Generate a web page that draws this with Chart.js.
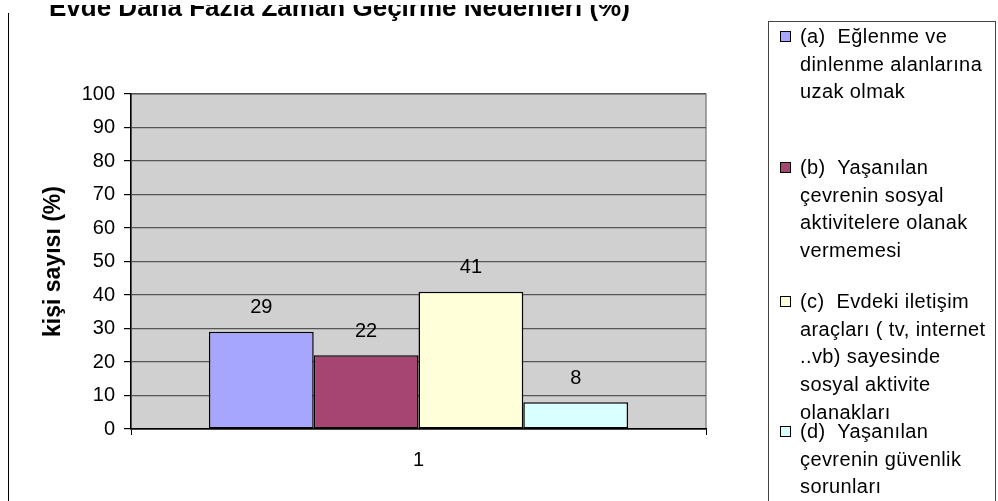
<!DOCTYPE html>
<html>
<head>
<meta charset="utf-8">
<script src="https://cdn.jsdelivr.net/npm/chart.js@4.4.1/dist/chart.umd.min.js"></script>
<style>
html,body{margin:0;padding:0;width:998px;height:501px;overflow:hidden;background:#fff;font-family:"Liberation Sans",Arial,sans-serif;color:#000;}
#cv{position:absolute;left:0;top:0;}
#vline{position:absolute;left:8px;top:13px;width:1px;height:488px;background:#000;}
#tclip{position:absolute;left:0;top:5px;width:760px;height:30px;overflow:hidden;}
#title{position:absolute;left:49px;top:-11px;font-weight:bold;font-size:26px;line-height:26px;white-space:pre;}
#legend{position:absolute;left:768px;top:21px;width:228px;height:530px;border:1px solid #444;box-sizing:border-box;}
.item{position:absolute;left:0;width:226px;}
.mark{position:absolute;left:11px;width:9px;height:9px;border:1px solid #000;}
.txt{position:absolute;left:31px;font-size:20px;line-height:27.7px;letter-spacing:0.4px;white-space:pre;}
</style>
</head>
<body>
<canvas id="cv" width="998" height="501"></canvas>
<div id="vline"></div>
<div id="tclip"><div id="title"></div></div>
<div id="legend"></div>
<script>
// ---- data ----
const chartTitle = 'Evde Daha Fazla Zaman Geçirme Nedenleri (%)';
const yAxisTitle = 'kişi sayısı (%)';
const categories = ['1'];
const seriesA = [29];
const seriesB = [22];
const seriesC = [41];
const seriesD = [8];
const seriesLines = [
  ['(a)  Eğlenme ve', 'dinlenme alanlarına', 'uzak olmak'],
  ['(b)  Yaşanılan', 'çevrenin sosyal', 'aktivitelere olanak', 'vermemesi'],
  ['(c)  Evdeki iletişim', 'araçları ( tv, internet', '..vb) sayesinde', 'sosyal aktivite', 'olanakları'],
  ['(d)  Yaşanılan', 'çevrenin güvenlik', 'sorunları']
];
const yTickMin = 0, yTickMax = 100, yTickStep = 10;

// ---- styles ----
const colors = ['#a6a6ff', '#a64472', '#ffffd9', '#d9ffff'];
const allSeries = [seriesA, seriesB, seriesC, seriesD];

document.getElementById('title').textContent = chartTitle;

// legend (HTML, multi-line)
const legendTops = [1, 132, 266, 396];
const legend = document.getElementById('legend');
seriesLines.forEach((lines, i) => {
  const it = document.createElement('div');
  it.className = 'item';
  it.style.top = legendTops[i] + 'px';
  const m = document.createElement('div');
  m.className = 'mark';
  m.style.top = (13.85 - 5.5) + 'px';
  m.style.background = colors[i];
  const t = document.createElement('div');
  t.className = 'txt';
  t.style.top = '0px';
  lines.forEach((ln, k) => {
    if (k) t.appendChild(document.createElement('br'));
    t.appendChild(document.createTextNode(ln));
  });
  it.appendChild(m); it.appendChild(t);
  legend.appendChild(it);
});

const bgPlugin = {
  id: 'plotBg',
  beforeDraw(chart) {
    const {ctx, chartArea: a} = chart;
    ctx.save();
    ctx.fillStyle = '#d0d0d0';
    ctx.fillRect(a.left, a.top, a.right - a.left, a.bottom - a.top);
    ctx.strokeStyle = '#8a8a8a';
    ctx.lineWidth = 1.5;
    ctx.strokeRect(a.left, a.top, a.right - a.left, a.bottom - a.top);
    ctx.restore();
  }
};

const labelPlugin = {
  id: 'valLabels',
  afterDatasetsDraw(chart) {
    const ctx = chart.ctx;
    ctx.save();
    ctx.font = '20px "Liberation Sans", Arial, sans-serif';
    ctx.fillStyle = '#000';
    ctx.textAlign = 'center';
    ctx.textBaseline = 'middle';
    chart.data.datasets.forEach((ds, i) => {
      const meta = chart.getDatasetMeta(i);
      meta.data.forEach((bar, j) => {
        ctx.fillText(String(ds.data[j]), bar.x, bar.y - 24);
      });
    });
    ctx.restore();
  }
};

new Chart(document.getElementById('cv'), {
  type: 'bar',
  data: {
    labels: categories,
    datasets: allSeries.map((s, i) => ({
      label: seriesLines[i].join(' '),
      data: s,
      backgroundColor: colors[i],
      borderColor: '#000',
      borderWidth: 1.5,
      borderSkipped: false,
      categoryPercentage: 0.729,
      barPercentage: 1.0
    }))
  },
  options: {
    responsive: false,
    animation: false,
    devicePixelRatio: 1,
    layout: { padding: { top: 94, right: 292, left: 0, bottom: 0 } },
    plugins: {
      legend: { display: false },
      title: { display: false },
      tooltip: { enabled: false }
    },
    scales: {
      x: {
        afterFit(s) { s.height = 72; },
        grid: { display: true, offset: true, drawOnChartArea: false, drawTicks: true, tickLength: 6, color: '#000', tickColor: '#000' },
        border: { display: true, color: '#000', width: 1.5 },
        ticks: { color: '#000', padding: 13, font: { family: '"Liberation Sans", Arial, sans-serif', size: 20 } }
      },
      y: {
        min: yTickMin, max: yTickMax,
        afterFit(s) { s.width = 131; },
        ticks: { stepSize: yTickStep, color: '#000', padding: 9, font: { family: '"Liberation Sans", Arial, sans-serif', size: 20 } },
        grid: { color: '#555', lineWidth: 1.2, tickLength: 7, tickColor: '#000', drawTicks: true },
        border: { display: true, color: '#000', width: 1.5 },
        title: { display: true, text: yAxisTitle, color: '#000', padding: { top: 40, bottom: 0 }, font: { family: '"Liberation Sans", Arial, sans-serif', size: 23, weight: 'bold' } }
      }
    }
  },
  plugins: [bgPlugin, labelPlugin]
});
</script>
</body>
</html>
━━━━━━━━
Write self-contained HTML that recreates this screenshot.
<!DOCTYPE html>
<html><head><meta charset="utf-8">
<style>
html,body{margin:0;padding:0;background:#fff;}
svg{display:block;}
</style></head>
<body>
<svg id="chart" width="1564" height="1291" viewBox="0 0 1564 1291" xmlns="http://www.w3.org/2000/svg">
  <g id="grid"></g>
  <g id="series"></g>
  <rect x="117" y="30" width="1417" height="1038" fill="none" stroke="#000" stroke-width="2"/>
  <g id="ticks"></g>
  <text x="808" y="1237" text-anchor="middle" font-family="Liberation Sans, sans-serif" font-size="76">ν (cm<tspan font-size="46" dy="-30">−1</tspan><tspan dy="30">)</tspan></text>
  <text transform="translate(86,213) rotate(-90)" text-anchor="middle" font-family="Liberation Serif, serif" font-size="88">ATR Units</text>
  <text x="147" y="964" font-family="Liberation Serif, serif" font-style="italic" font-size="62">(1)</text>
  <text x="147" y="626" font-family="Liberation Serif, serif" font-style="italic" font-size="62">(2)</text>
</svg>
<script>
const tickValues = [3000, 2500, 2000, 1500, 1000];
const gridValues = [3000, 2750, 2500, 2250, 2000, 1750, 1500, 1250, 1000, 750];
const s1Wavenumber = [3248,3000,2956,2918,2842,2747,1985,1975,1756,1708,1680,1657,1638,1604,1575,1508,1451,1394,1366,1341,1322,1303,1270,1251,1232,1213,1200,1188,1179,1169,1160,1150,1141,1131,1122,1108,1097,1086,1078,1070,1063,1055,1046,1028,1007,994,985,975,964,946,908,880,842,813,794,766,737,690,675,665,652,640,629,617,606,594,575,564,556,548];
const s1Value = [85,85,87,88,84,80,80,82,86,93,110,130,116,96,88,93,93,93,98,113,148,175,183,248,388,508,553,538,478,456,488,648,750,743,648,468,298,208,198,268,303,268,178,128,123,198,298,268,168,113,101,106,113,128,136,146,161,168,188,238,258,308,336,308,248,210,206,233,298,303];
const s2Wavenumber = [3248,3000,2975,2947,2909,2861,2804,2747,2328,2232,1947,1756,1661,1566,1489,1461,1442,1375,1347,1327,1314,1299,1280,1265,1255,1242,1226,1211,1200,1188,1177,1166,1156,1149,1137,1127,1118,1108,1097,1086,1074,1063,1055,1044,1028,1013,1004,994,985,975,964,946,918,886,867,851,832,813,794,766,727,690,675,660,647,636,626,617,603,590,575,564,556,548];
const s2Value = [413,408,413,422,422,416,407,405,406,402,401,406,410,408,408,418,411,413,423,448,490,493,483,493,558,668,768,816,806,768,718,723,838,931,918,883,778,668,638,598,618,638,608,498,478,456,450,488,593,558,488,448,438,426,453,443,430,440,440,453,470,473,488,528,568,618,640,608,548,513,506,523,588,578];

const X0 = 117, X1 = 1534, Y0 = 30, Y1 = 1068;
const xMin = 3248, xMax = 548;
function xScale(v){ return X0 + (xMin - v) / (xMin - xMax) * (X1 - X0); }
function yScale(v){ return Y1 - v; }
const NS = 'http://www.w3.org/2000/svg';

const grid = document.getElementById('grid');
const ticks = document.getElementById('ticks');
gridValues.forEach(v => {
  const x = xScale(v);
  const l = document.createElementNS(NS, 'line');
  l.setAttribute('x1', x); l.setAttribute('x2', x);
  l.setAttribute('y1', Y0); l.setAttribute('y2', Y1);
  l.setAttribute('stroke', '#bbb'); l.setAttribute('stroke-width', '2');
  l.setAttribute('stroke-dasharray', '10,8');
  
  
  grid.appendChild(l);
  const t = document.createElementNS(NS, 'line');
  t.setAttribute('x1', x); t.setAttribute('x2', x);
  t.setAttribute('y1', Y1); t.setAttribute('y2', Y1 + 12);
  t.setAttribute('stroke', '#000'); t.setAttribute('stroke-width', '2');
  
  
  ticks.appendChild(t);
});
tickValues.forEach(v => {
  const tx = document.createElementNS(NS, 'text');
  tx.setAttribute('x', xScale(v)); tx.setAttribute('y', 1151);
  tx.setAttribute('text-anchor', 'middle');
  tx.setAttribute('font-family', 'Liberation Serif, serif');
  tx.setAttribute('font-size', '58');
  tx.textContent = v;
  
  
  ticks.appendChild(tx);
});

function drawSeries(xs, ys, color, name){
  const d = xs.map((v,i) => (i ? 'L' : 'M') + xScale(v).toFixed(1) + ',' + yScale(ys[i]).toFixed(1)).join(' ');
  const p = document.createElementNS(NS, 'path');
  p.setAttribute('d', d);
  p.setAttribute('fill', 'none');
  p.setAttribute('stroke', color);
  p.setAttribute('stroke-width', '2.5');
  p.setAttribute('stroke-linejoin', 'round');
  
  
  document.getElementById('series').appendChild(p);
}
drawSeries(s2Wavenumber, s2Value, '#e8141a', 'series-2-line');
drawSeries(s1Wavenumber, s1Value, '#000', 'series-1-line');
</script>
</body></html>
━━━━━━━━
Find all lines where the word "that" appears. Copy them.

### Task solution:
Generate a web page that draws this with Chart.js.
Write self-contained HTML that recreates this screenshot.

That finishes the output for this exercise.